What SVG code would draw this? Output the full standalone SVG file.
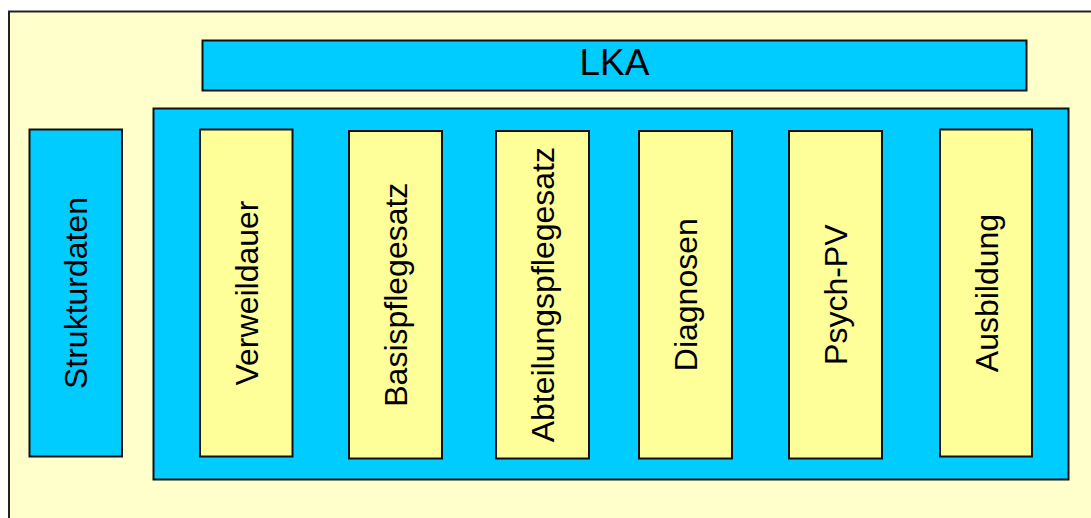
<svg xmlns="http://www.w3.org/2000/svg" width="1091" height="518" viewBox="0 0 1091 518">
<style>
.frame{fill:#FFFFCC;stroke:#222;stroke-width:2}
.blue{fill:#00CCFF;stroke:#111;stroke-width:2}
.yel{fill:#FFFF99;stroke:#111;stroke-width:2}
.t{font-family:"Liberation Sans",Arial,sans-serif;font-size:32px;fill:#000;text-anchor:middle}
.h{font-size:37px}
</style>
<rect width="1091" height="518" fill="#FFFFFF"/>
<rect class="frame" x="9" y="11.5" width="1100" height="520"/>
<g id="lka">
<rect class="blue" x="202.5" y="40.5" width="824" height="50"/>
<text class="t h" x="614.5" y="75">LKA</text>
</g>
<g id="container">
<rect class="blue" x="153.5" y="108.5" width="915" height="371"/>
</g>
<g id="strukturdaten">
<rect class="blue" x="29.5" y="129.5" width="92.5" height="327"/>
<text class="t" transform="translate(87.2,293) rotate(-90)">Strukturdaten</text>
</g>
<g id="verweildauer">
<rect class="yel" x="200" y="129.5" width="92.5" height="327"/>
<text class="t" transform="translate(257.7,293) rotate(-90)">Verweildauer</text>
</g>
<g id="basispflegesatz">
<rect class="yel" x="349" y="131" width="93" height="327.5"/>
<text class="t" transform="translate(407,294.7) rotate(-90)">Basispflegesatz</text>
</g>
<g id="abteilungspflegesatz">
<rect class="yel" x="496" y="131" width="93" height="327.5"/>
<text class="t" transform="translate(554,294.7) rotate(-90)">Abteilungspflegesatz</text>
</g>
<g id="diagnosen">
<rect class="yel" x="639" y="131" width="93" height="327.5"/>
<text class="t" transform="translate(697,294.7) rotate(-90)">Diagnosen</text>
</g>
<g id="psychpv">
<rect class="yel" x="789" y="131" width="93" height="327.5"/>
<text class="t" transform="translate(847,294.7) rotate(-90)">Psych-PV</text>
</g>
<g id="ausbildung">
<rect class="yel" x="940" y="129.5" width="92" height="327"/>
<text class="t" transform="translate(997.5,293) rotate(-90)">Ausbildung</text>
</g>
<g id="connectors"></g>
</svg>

------------------------------------------------------------------------

Retype the listing exactly. Pictures do not belong in the copy.

What SVG code would draw this? Output the full standalone SVG file.
<svg xmlns="http://www.w3.org/2000/svg" width="1091" height="518" viewBox="0 0 1091 518">
<style>
.frame{fill:#FFFFCC;stroke:#222;stroke-width:2}
.blue{fill:#00CCFF;stroke:#111;stroke-width:2}
.yel{fill:#FFFF99;stroke:#111;stroke-width:2}
.t{font-family:"Liberation Sans",Arial,sans-serif;font-size:32px;fill:#000;text-anchor:middle}
.h{font-size:37px}
</style>
<rect width="1091" height="518" fill="#FFFFFF"/>
<rect class="frame" x="9" y="11.5" width="1100" height="520"/>
<g id="lka">
<rect class="blue" x="202.5" y="40.5" width="824" height="50"/>
<text class="t h" x="614.5" y="75">LKA</text>
</g>
<g id="container">
<rect class="blue" x="153.5" y="108.5" width="915" height="371"/>
</g>
<g id="strukturdaten">
<rect class="blue" x="29.5" y="129.5" width="92.5" height="327"/>
<text class="t" transform="translate(87.2,293) rotate(-90)">Strukturdaten</text>
</g>
<g id="verweildauer">
<rect class="yel" x="200" y="129.5" width="92.5" height="327"/>
<text class="t" transform="translate(257.7,293) rotate(-90)">Verweildauer</text>
</g>
<g id="basispflegesatz">
<rect class="yel" x="349" y="131" width="93" height="327.5"/>
<text class="t" transform="translate(407,294.7) rotate(-90)">Basispflegesatz</text>
</g>
<g id="abteilungspflegesatz">
<rect class="yel" x="496" y="131" width="93" height="327.5"/>
<text class="t" transform="translate(554,294.7) rotate(-90)">Abteilungspflegesatz</text>
</g>
<g id="diagnosen">
<rect class="yel" x="639" y="131" width="93" height="327.5"/>
<text class="t" transform="translate(697,294.7) rotate(-90)">Diagnosen</text>
</g>
<g id="psychpv">
<rect class="yel" x="789" y="131" width="93" height="327.5"/>
<text class="t" transform="translate(847,294.7) rotate(-90)">Psych-PV</text>
</g>
<g id="ausbildung">
<rect class="yel" x="940" y="129.5" width="92" height="327"/>
<text class="t" transform="translate(997.5,293) rotate(-90)">Ausbildung</text>
</g>
<g id="connectors"></g>
</svg>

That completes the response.